* Data *
--- Begin ---

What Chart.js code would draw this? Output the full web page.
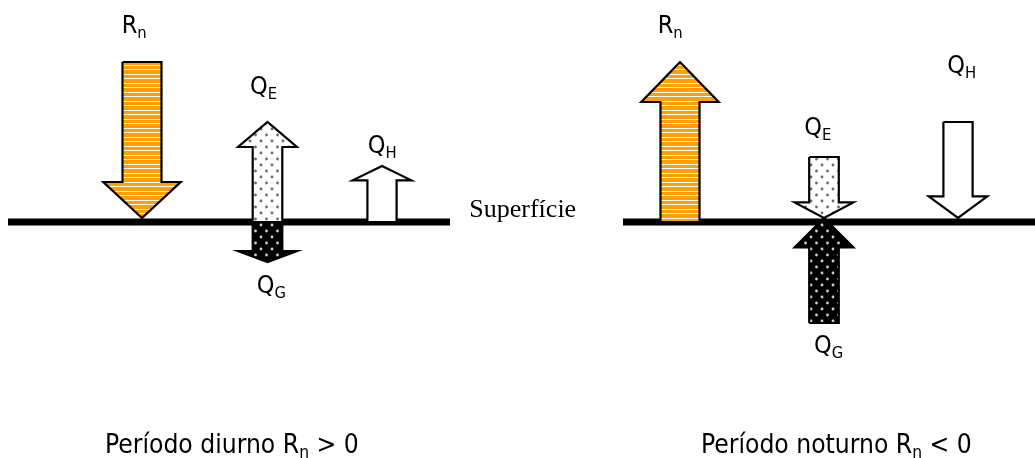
<!DOCTYPE html>
<html><head><meta charset="utf-8">
<script src="https://cdn.jsdelivr.net/npm/chart.js@4.4.1/dist/chart.umd.min.js"></script>
<style>
html,body{margin:0;padding:0;background:#fff;overflow:hidden}
#wrap{position:relative;width:1035px;height:458px}
canvas{position:absolute;left:0;top:0}
.lbl{position:absolute;white-space:nowrap;color:#000;font-family:"DejaVu Sans",sans-serif;font-stretch:condensed}
.serif{font-family:"Liberation Serif","Times New Roman",serif;font-stretch:normal}
.sub{position:relative;line-height:0}
</style></head><body>
<div id="wrap"><canvas id="c" width="1035" height="458"></canvas></div>
<script>
// ---- data: energy fluxes at the surface (heights relative to the surface, 0) ----
const fluxNames = ['Rn', 'QE', 'QH', 'QG'];
const dayTail   = [160,   0,   0,    0];
const dayTip    = [  4, 100,  56,  -40];
const nightTail = [  0,  65, 100, -101];
const nightTip  = [160,   4,   4,    4];

// ---- layout / style (not data) ----
const dayX   = [142, 267.5, 382, 267.5];
const nightX = [680, 824, 958, 824];
const shaftHalf = [19.5, 14.8, 14.6, 14.8];
const headHalf  = [38.7, 29.4, 29.3, 29.4];
const dayHead   = [36, 25, 14.3, 11];
const nightHead = [40, 15.6, 21.6, 29.3];

function mk(w, h, draw){ const c=document.createElement('canvas'); c.width=w; c.height=h; const g=c.getContext('2d'); draw(g); return g.createPattern(c,'repeat'); }
const stripePat = mk(8, 9, g=>{ g.fillStyle='#FFA000'; g.fillRect(0,0,8,9); g.fillStyle='#fff'; g.fillRect(0,2,8,1); g.fillRect(0,6,8,1); });
function dotPat(bg, fg){ return mk(11, 12, g=>{ g.fillStyle=bg; g.fillRect(0,0,11,12); g.fillStyle=fg;
  g.beginPath(); g.arc(2.5,3,1.4,0,Math.PI*2); g.fill(); g.beginPath(); g.arc(8,9,1.4,0,Math.PI*2); g.fill(); }); }
const lightPat = dotPat('#fff', '#6a6a6a');
const darkPat  = dotPat('#000', '#d0d0d0');
const fills = [stripePat, lightPat, '#fff', darkPat];

function arrow(cx, sw, hw, hl, y0, y1){
  const d = Math.sign(y1 - y0), b = y1 - d*hl;
  return [ {x:cx-sw,y:y0},{x:cx-sw,y:b},{x:cx-hw,y:b},{x:cx,y:y1},{x:cx+hw,y:b},{x:cx+sw,y:b},{x:cx+sw,y:y0},{x:cx-sw,y:y0} ];
}
const datasets = [];
fluxNames.forEach((n,i)=>{
  datasets.push({label:n+' diurno', data:arrow(dayX[i],shaftHalf[i],headHalf[i],dayHead[i],dayTail[i],dayTip[i]), backgroundColor:fills[i]});
  datasets.push({label:n+' noturno', data:arrow(nightX[i],shaftHalf[i],headHalf[i],nightHead[i],nightTail[i],nightTip[i]), backgroundColor:fills[i]});
});
datasets.forEach(ds=>Object.assign(ds,{showLine:true, fill:'shape', borderColor:'#000', borderWidth:2.2, pointRadius:0, tension:0, borderJoinStyle:'miter', order:0}));
datasets.push({label:'Superfície 1', data:[{x:8,y:0},{x:450,y:0}], showLine:true, borderColor:'#000', borderWidth:7, pointRadius:0, fill:false, order:10, borderCapStyle:'butt'});
datasets.push({label:'Superfície 2', data:[{x:623,y:0},{x:1035,y:0}], showLine:true, borderColor:'#000', borderWidth:7, pointRadius:0, fill:false, order:10, borderCapStyle:'butt'});

const chart = new Chart(document.getElementById('c'), {
  type:'scatter',
  data:{datasets},
  options:{
    responsive:false, animation:false, devicePixelRatio:1,
    layout:{padding:0},
    plugins:{legend:{display:false}, tooltip:{enabled:false}},
    scales:{ x:{type:'linear', min:0, max:1035, display:false}, y:{type:'linear', min:-236, max:222, display:false} }
  }
});

// ---- text labels (real DOM text) placed through the chart scales ----
const labels = [
  {m:'R', s:'n', r:'', x:121.7, y:188.7, size:25},
  {m:'Q', s:'E', r:'', x:250,   y:127.7, size:25},
  {m:'Q', s:'H', r:'', x:367.7, y:68.7,  size:25},
  {m:'Q', s:'G', r:'', x:256.7, y:-71,   size:25},
  {m:'R', s:'n', r:'', x:657.7, y:188.7, size:25},
  {m:'Q', s:'H', r:'', x:947.3, y:148.7, size:25},
  {m:'Q', s:'E', r:'', x:804.3, y:87,    size:25},
  {m:'Q', s:'G', r:'', x:814,   y:-131.3,size:25},
  {m:'Superfície', s:'', r:'', x:469.3, y:5.3, size:26, serif:true},
  {m:'Período diurno R', s:'n', r:' > 0', x:105, y:-230.5, size:26.2},
  {m:'Período noturno R', s:'n', r:' < 0', x:701, y:-230.5, size:26.2}
];
const mctx = document.createElement('canvas').getContext('2d');
const wrap = document.getElementById('wrap');
labels.forEach(L=>{
  const fam = L.serif ? '"Liberation Serif"' : '"DejaVu Sans"';
  mctx.font = L.size+'px '+fam;
  const mm = mctx.measureText('Hg');
  const asc = mm.fontBoundingBoxAscent, desc = mm.fontBoundingBoxDescent;
  const d = document.createElement('div');
  d.className = 'lbl' + (L.serif ? ' serif' : '');
  d.style.fontSize = L.size+'px';
  d.style.lineHeight = (asc+desc)+'px';
  d.style.left = chart.scales.x.getPixelForValue(L.x)+'px';
  d.style.top = (chart.scales.y.getPixelForValue(L.y) - asc)+'px';
  d.appendChild(document.createTextNode(L.m));
  if (L.s){ const s=document.createElement('span'); s.className='sub'; s.style.fontSize=(L.size*0.66)+'px'; s.style.top=(L.size*0.2)+'px'; s.textContent=L.s; d.appendChild(s); }
  if (L.r) d.appendChild(document.createTextNode(L.r));
  wrap.appendChild(d);
});
</script>
</body></html>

--- End ---

* What to do *
All of the data needs repeating exactly, but the pictures do not.

* Result *
What Chart.js code would draw this? Output the full web page.
<!DOCTYPE html>
<html><head><meta charset="utf-8">
<script src="https://cdn.jsdelivr.net/npm/chart.js@4.4.1/dist/chart.umd.min.js"></script>
<style>
html,body{margin:0;padding:0;background:#fff;overflow:hidden}
#wrap{position:relative;width:1035px;height:458px}
canvas{position:absolute;left:0;top:0}
.lbl{position:absolute;white-space:nowrap;color:#000;font-family:"DejaVu Sans",sans-serif;font-stretch:condensed}
.serif{font-family:"Liberation Serif","Times New Roman",serif;font-stretch:normal}
.sub{position:relative;line-height:0}
</style></head><body>
<div id="wrap"><canvas id="c" width="1035" height="458"></canvas></div>
<script>
// ---- data: energy fluxes at the surface (heights relative to the surface, 0) ----
const fluxNames = ['Rn', 'QE', 'QH', 'QG'];
const dayTail   = [160,   0,   0,    0];
const dayTip    = [  4, 100,  56,  -40];
const nightTail = [  0,  65, 100, -101];
const nightTip  = [160,   4,   4,    4];

// ---- layout / style (not data) ----
const dayX   = [142, 267.5, 382, 267.5];
const nightX = [680, 824, 958, 824];
const shaftHalf = [19.5, 14.8, 14.6, 14.8];
const headHalf  = [38.7, 29.4, 29.3, 29.4];
const dayHead   = [36, 25, 14.3, 11];
const nightHead = [40, 15.6, 21.6, 29.3];

function mk(w, h, draw){ const c=document.createElement('canvas'); c.width=w; c.height=h; const g=c.getContext('2d'); draw(g); return g.createPattern(c,'repeat'); }
const stripePat = mk(8, 9, g=>{ g.fillStyle='#FFA000'; g.fillRect(0,0,8,9); g.fillStyle='#fff'; g.fillRect(0,2,8,1); g.fillRect(0,6,8,1); });
function dotPat(bg, fg){ return mk(11, 12, g=>{ g.fillStyle=bg; g.fillRect(0,0,11,12); g.fillStyle=fg;
  g.beginPath(); g.arc(2.5,3,1.4,0,Math.PI*2); g.fill(); g.beginPath(); g.arc(8,9,1.4,0,Math.PI*2); g.fill(); }); }
const lightPat = dotPat('#fff', '#6a6a6a');
const darkPat  = dotPat('#000', '#d0d0d0');
const fills = [stripePat, lightPat, '#fff', darkPat];

function arrow(cx, sw, hw, hl, y0, y1){
  const d = Math.sign(y1 - y0), b = y1 - d*hl;
  return [ {x:cx-sw,y:y0},{x:cx-sw,y:b},{x:cx-hw,y:b},{x:cx,y:y1},{x:cx+hw,y:b},{x:cx+sw,y:b},{x:cx+sw,y:y0},{x:cx-sw,y:y0} ];
}
const datasets = [];
fluxNames.forEach((n,i)=>{
  datasets.push({label:n+' diurno', data:arrow(dayX[i],shaftHalf[i],headHalf[i],dayHead[i],dayTail[i],dayTip[i]), backgroundColor:fills[i]});
  datasets.push({label:n+' noturno', data:arrow(nightX[i],shaftHalf[i],headHalf[i],nightHead[i],nightTail[i],nightTip[i]), backgroundColor:fills[i]});
});
datasets.forEach(ds=>Object.assign(ds,{showLine:true, fill:'shape', borderColor:'#000', borderWidth:2.2, pointRadius:0, tension:0, borderJoinStyle:'miter', order:0}));
datasets.push({label:'Superfície 1', data:[{x:8,y:0},{x:450,y:0}], showLine:true, borderColor:'#000', borderWidth:7, pointRadius:0, fill:false, order:10, borderCapStyle:'butt'});
datasets.push({label:'Superfície 2', data:[{x:623,y:0},{x:1035,y:0}], showLine:true, borderColor:'#000', borderWidth:7, pointRadius:0, fill:false, order:10, borderCapStyle:'butt'});

const chart = new Chart(document.getElementById('c'), {
  type:'scatter',
  data:{datasets},
  options:{
    responsive:false, animation:false, devicePixelRatio:1,
    layout:{padding:0},
    plugins:{legend:{display:false}, tooltip:{enabled:false}},
    scales:{ x:{type:'linear', min:0, max:1035, display:false}, y:{type:'linear', min:-236, max:222, display:false} }
  }
});

// ---- text labels (real DOM text) placed through the chart scales ----
const labels = [
  {m:'R', s:'n', r:'', x:121.7, y:188.7, size:25},
  {m:'Q', s:'E', r:'', x:250,   y:127.7, size:25},
  {m:'Q', s:'H', r:'', x:367.7, y:68.7,  size:25},
  {m:'Q', s:'G', r:'', x:256.7, y:-71,   size:25},
  {m:'R', s:'n', r:'', x:657.7, y:188.7, size:25},
  {m:'Q', s:'H', r:'', x:947.3, y:148.7, size:25},
  {m:'Q', s:'E', r:'', x:804.3, y:87,    size:25},
  {m:'Q', s:'G', r:'', x:814,   y:-131.3,size:25},
  {m:'Superfície', s:'', r:'', x:469.3, y:5.3, size:26, serif:true},
  {m:'Período diurno R', s:'n', r:' > 0', x:105, y:-230.5, size:26.2},
  {m:'Período noturno R', s:'n', r:' < 0', x:701, y:-230.5, size:26.2}
];
const mctx = document.createElement('canvas').getContext('2d');
const wrap = document.getElementById('wrap');
labels.forEach(L=>{
  const fam = L.serif ? '"Liberation Serif"' : '"DejaVu Sans"';
  mctx.font = L.size+'px '+fam;
  const mm = mctx.measureText('Hg');
  const asc = mm.fontBoundingBoxAscent, desc = mm.fontBoundingBoxDescent;
  const d = document.createElement('div');
  d.className = 'lbl' + (L.serif ? ' serif' : '');
  d.style.fontSize = L.size+'px';
  d.style.lineHeight = (asc+desc)+'px';
  d.style.left = chart.scales.x.getPixelForValue(L.x)+'px';
  d.style.top = (chart.scales.y.getPixelForValue(L.y) - asc)+'px';
  d.appendChild(document.createTextNode(L.m));
  if (L.s){ const s=document.createElement('span'); s.className='sub'; s.style.fontSize=(L.size*0.66)+'px'; s.style.top=(L.size*0.2)+'px'; s.textContent=L.s; d.appendChild(s); }
  if (L.r) d.appendChild(document.createTextNode(L.r));
  wrap.appendChild(d);
});
</script>
</body></html>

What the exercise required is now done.